I’m not anti-sisterhood.
I’m not anti-community.
However, I am deeply uninterested in performative labels that don’t align with my actual behavior.
Somewhere along the way, “girl’s girl” became a badge people wear instead of a practice they live. And in my experience, many of the loudest claims of sisterhood have come from spaces that felt unsafe, competitive, passive-aggressive, or quietly cruel.
I’ve learned that not every woman who smiles at you is for you.
Not every “sis” is safe.
And not every space labeled empowering actually empowers.
And that truth doesn’t make me bitter.
It makes me discerning.
I no longer need to be called a girl’s girl.
I need integrity.
I need emotional maturity.
I need accountability.
I need women who can celebrate without comparison, support without competition, and communicate without manipulation.
I’ve been in rooms where the language was “support,” but the energy was envy.
Where the connection felt conditional.
Where success made people uncomfortable.
Where vulnerability was collected, it was not protected.
And I’ve also been blessed by women who showed up quietly, consistently, and without performance. Women who didn’t need to announce their loyalty. Women who didn’t need a label to be decent.
That’s the difference.
Real sisterhood doesn’t need branding.
It needs character.
I also noticed something else this year, and I paid attention.
When I got engaged, the energy shifted with certain women.
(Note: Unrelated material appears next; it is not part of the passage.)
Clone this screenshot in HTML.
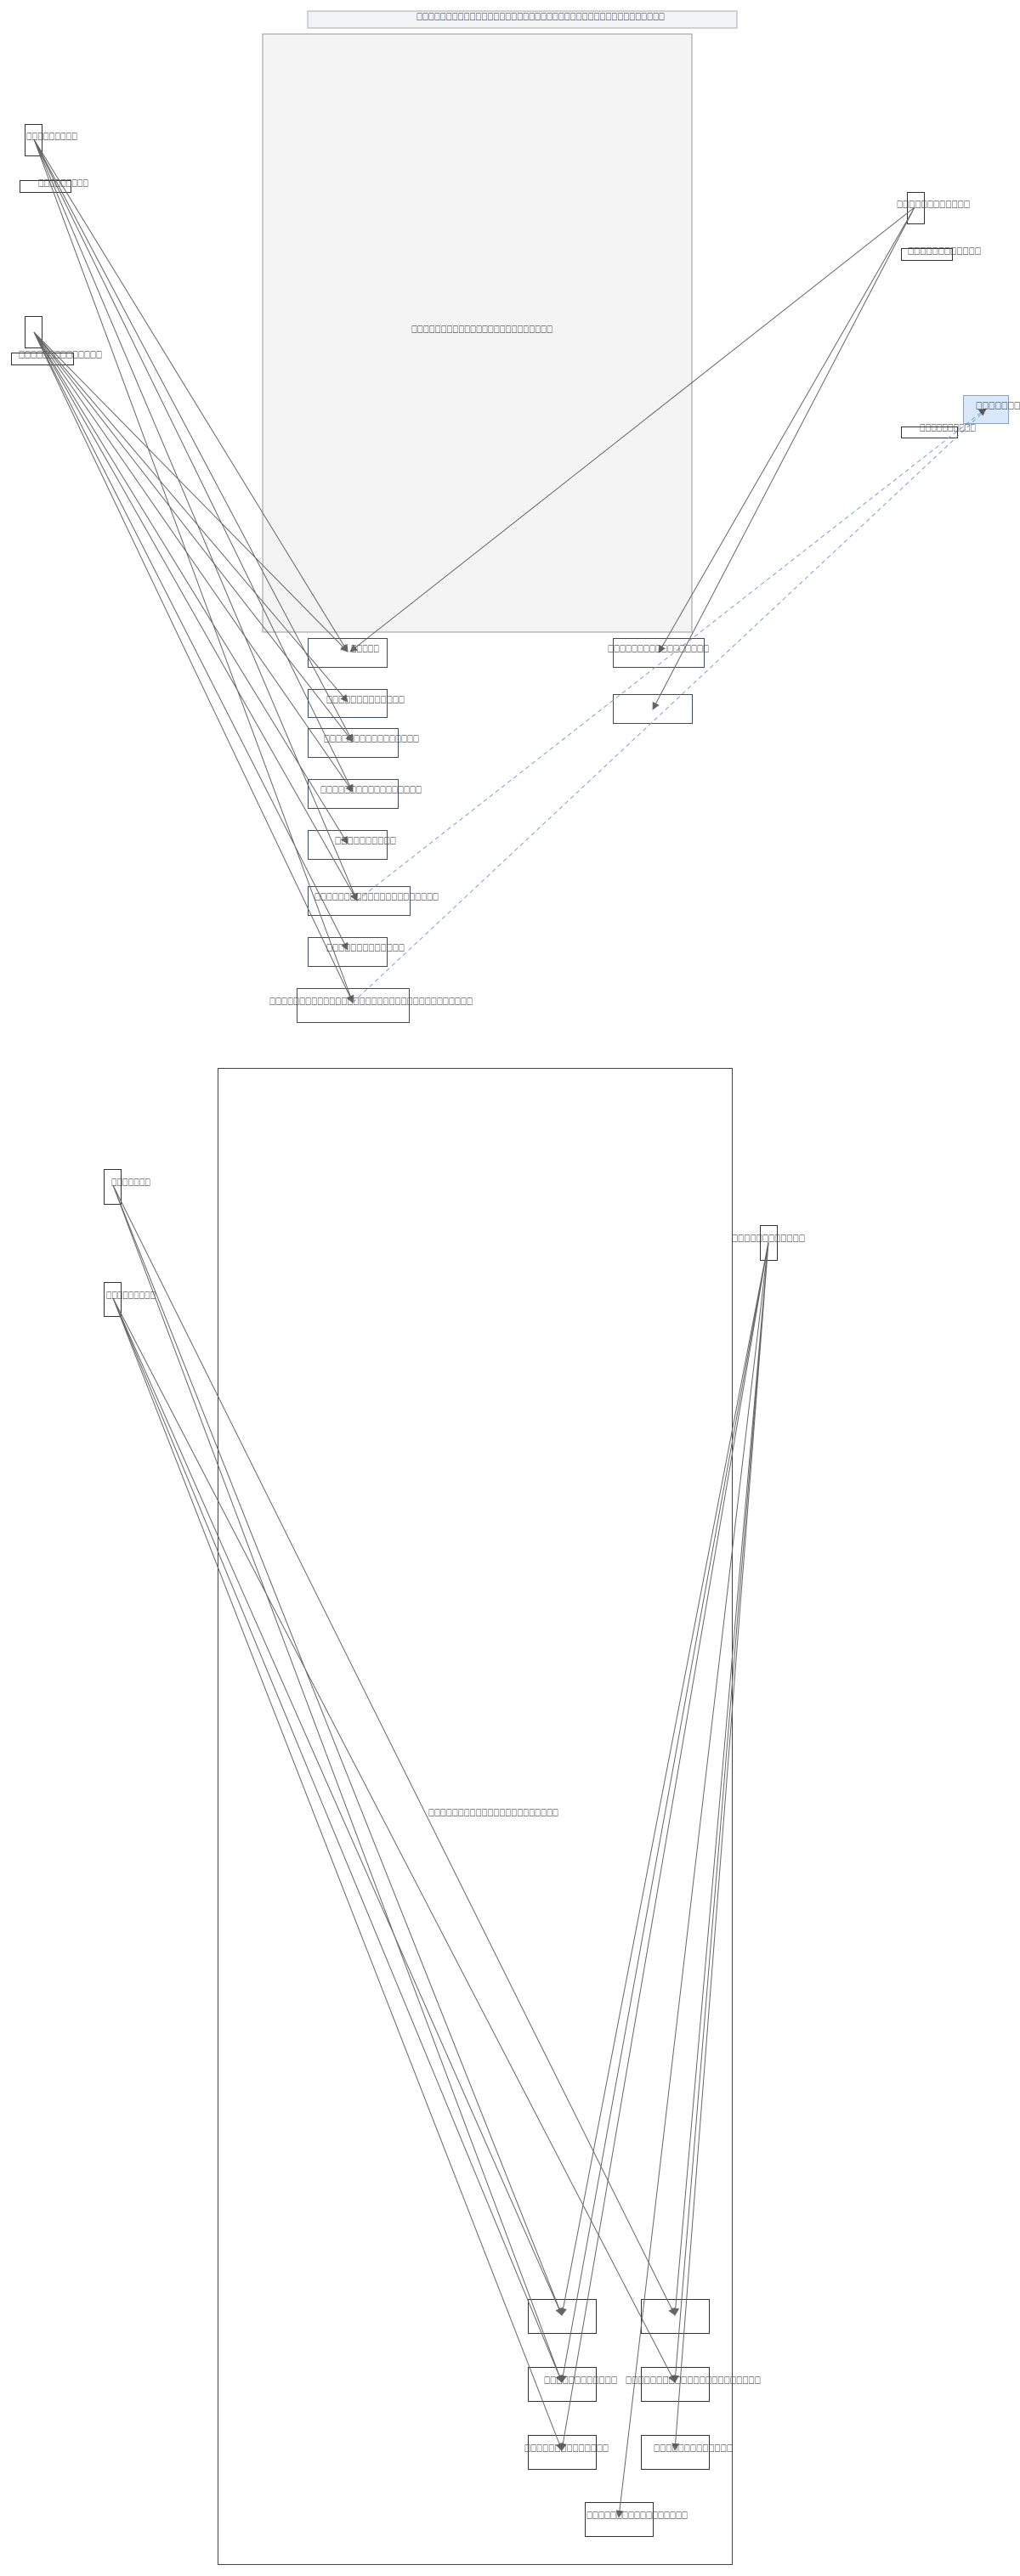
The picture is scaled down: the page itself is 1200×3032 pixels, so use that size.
<!DOCTYPE html>
<html><head><meta charset="utf-8"><style>html,body{margin:0;padding:0;background:#fff}svg{display:block}</style></head>
<body>
<svg width="1200" height="3032" viewBox="0 0 1200 3032" xmlns="http://www.w3.org/2000/svg" font-family="'DejaVu Sans','Liberation Sans',sans-serif" font-size="11">
<defs>
<marker id="ar" viewBox="0 0 10 10" refX="9" refY="5" markerWidth="9" markerHeight="9" orient="auto" markerUnits="userSpaceOnUse"><path d="M0,0L10,5L0,10z" fill="#666"/></marker>
<marker id="ab" viewBox="0 0 10 10" refX="9" refY="5" markerWidth="9" markerHeight="9" orient="auto" markerUnits="userSpaceOnUse"><path d="M0,0L10,5L0,10z" fill="#555"/></marker>
</defs>
<rect x="362" y="13" width="505" height="20" fill="#f1f3f5" stroke="#aab"/>
<rect x="309" y="40" width="505" height="704" fill="#f4f4f4" stroke="#999"/>
<rect x="29.5" y="146.5" width="20" height="37" fill="none" stroke="#333"/>
<rect x="23.5" y="212.5" width="60" height="14" fill="none" stroke="#333"/>
<rect x="29.5" y="372.5" width="20" height="37" fill="none" stroke="#333"/>
<rect x="13.5" y="415.5" width="73" height="14" fill="none" stroke="#333"/>
<rect x="1067.5" y="226.5" width="20" height="37" fill="none" stroke="#333"/>
<rect x="1060.5" y="292.5" width="60" height="14" fill="none" stroke="#333"/>
<rect x="1133.5" y="465.5" width="53" height="33" fill="#dae8fc" stroke="#8aa4cc"/>
<rect x="1060.5" y="502.5" width="66" height="13" fill="none" stroke="#333"/>
<g fill="#fff" stroke="#3d4a63">
<rect x="362.5" y="751.5" width="93" height="34"/>
<rect x="362.5" y="811.5" width="93" height="33"/>
<rect x="362.5" y="857.5" width="106" height="34"/>
<rect x="362.5" y="917.5" width="106" height="34"/>
<rect x="362.5" y="977.5" width="93" height="34"/>
<rect x="362.5" y="1043.5" width="120" height="34"/>
<rect x="362.5" y="1103.5" width="93" height="34"/>
<rect x="349.5" y="1163.5" width="132" height="40"/>
<rect x="721.5" y="751.5" width="107" height="34"/>
<rect x="721.5" y="817.5" width="93" height="34"/>
</g>
<rect x="256.5" y="1257.5" width="605" height="1761" fill="none" stroke="#444"/>
<rect x="122.5" y="1376.5" width="20" height="41" fill="none" stroke="#333"/>
<rect x="122.5" y="1509.5" width="20" height="40" fill="none" stroke="#333"/>
<rect x="894.5" y="1442.5" width="20" height="41" fill="none" stroke="#333"/>
<g fill="none" stroke="#333">
<rect x="621.5" y="2706.5" width="80" height="40"/>
<rect x="754.5" y="2706.5" width="80" height="40"/>
<rect x="621.5" y="2786.5" width="80" height="40"/>
<rect x="754.5" y="2786.5" width="80" height="40"/>
<rect x="621.5" y="2866.5" width="80" height="40"/>
<rect x="754.5" y="2866.5" width="80" height="40"/>
<rect x="688.5" y="2945.5" width="80" height="40"/>
</g>
<g stroke="#666" stroke-width="1" fill="none" marker-end="url(#ar)">
<line x1="40" y1="164" x2="409" y2="767"/>
<line x1="40" y1="164" x2="415" y2="873"/>
<line x1="40" y1="164" x2="415" y2="932"/>
<line x1="40" y1="164" x2="420" y2="1060"/>
<line x1="40" y1="164" x2="415" y2="1180"/>
<line x1="40" y1="391" x2="409" y2="767"/>
<line x1="40" y1="391" x2="409" y2="826"/>
<line x1="40" y1="391" x2="415" y2="873"/>
<line x1="40" y1="391" x2="415" y2="932"/>
<line x1="40" y1="391" x2="409" y2="993"/>
<line x1="40" y1="391" x2="420" y2="1060"/>
<line x1="40" y1="391" x2="409" y2="1118"/>
<line x1="40" y1="391" x2="415" y2="1180"/>
<line x1="1076" y1="244" x2="412" y2="767"/>
<line x1="1076" y1="244" x2="775" y2="768"/>
<line x1="1076" y1="244" x2="768" y2="835"/>
</g>
<g stroke="#7b9fd4" stroke-width="1" stroke-dasharray="5,4" fill="none">
<line x1="420" y1="1060" x2="1160" y2="481" marker-end="url(#ab)"/>
<line x1="415" y1="1180" x2="1158" y2="484"/>
</g>
<g stroke="#666" stroke-width="1" fill="none" marker-end="url(#ar)">
<line x1="133" y1="1395" x2="661" y2="2725"/>
<line x1="133" y1="1395" x2="661" y2="2804"/>
<line x1="133" y1="1395" x2="794" y2="2725"/>
<line x1="133" y1="1528" x2="661" y2="2725"/>
<line x1="133" y1="1528" x2="661" y2="2804"/>
<line x1="133" y1="1528" x2="661" y2="2884"/>
<line x1="133" y1="1528" x2="794" y2="2804"/>
<line x1="904" y1="1462" x2="661" y2="2725"/>
<line x1="904" y1="1462" x2="661" y2="2804"/>
<line x1="904" y1="1462" x2="661" y2="2884"/>
<line x1="904" y1="1462" x2="728" y2="2963"/>
<line x1="904" y1="1462" x2="794" y2="2725"/>
<line x1="904" y1="1462" x2="794" y2="2804"/>
<line x1="904" y1="1462" x2="794" y2="2884"/>
</g>
<g fill="#444" dominant-baseline="central">
<text x="490" y="19" textLength="292" lengthAdjust="spacingAndGlyphs" fill="#334a6e">□□□□□□□□□□□□□□□□□□□□□□□□□□□□□□□□□□□□□□□□□□</text>
<text x="484" y="387" textLength="166" lengthAdjust="spacingAndGlyphs">□□□□□□□□□□□□□□□□□□□□□□□□</text>
<text x="31" y="160" textLength="60" lengthAdjust="spacingAndGlyphs">□□□□□□□□□</text>
<text x="45" y="215" textLength="59" lengthAdjust="spacingAndGlyphs">□□□□□□□□□</text>
<text x="22" y="417" textLength="98" lengthAdjust="spacingAndGlyphs">□□□□□□□□□□□□□□</text>
<text x="1055" y="240" textLength="86" lengthAdjust="spacingAndGlyphs">□□□□□□□□□□□□</text>
<text x="1068" y="295" textLength="86" lengthAdjust="spacingAndGlyphs">□□□□□□□□□□□□</text>
<text x="1148" y="477" textLength="60" lengthAdjust="spacingAndGlyphs">□□□□□□□□</text>
<text x="1082" y="503" textLength="66" lengthAdjust="spacingAndGlyphs">□□□□□□□□□□</text>
<text x="413" y="763" textLength="33" lengthAdjust="spacingAndGlyphs">□□□□□</text>
<text x="384" y="823" textLength="92" lengthAdjust="spacingAndGlyphs">□□□□□□□□□□□□□</text>
<text x="381" y="869" textLength="112" lengthAdjust="spacingAndGlyphs">□□□□□□□□□□□□□□□□</text>
<text x="377" y="929" textLength="119" lengthAdjust="spacingAndGlyphs">□□□□□□□□□□□□□□□□□</text>
<text x="394" y="989" textLength="72" lengthAdjust="spacingAndGlyphs">□□□□□□□□□□</text>
<text x="370" y="1055" textLength="146" lengthAdjust="spacingAndGlyphs">□□□□□□□□□□□□□□□□□□□□□</text>
<text x="384" y="1115" textLength="92" lengthAdjust="spacingAndGlyphs">□□□□□□□□□□□□□</text>
<text x="317" y="1178" textLength="239" lengthAdjust="spacingAndGlyphs">□□□□□□□□□□□□□□□□□□□□□□□□□□□□□□□□□□</text>
<text x="715" y="763" textLength="119" lengthAdjust="spacingAndGlyphs">□□□□□□□□□□□□□□□□□</text>
<text x="131" y="1391" textLength="46" lengthAdjust="spacingAndGlyphs">□□□□□□□</text>
<text x="125" y="1524" textLength="58" lengthAdjust="spacingAndGlyphs">□□□□□□□□□</text>
<text x="861" y="1457" textLength="86" lengthAdjust="spacingAndGlyphs">□□□□□□□□□□□□</text>
<text x="504" y="2133" textLength="153" lengthAdjust="spacingAndGlyphs">□□□□□□□□□□□□□□□□□□□□□□</text>
<text x="640" y="2801" textLength="86" lengthAdjust="spacingAndGlyphs">□□□□□□□□□□□□</text>
<text x="736" y="2801" textLength="159" lengthAdjust="spacingAndGlyphs">□□□□□□□□□□□□□□□□□□□□□□</text>
<text x="617" y="2881" textLength="99" lengthAdjust="spacingAndGlyphs">□□□□□□□□□□□□□□</text>
<text x="769" y="2881" textLength="93" lengthAdjust="spacingAndGlyphs">□□□□□□□□□□□□□</text>
<text x="690" y="2960" textLength="119" lengthAdjust="spacingAndGlyphs">□□□□□□□□□□□□□□□□□</text>
</g>
</svg>
</body></html>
Subtle at first. Then obvious. Women who once checked in consistently when I was single and healing suddenly went quiet. The “hey sis” texts slowed down. The likes disappeared. The shares stopped. The calls became nonexistent.
So I did what I always do: I observed.
I went ghost from social media for a few months, not to test anyone, but to protect my peace and heal from my breakup. And in that silence, patterns revealed themselves. Support that once felt abundant evaporated the moment my life expanded. And that told me everything I needed to know.
I realized some people weren’t connected to me; they were connected to a version of me that felt non-threatening. A version they could relate to, advise, or feel superior to. When that version evolved, so did their discomfort.
I didn’t confront.
I didn’t explain.
I didn’t announce anything.
I simply peeped the energy and did a full sweep.
No warnings. No speeches. Just boundaries.
Because I’m not in competition with anyone. I’m not auditioning for space in anyone’s life. And I refuse to stay connected to people who only celebrate me when I’m struggling, but grow distant when I’m chosen, loved, or aligned.
What stood out most was the irony.
Many of the same women who claimed “girl’s girl” and “women empowerment” energy were the ones moving strangely online and in person once they realized I wasn’t engaging in the nonsense, the comparison, or the unspoken tension.
That’s when it clicked for me.
Labels mean nothing without character.
And empowerment that collapses under another woman’s joy isn’t empowerment at all.
At this stage of my life, I’m choosing relationships rooted in alignment, not optics. I’m choosing peace over proximity. Discernment over belonging. Depth over labels.
If that means I don’t fit neatly into someone else’s definition of a “girl’s girl,” I’m okay with that.
I don’t need a title.
I need truth.
I need safety.
I need a grown-woman connection.
And I trust myself enough now to choose that quietly, cleanly, and without apology.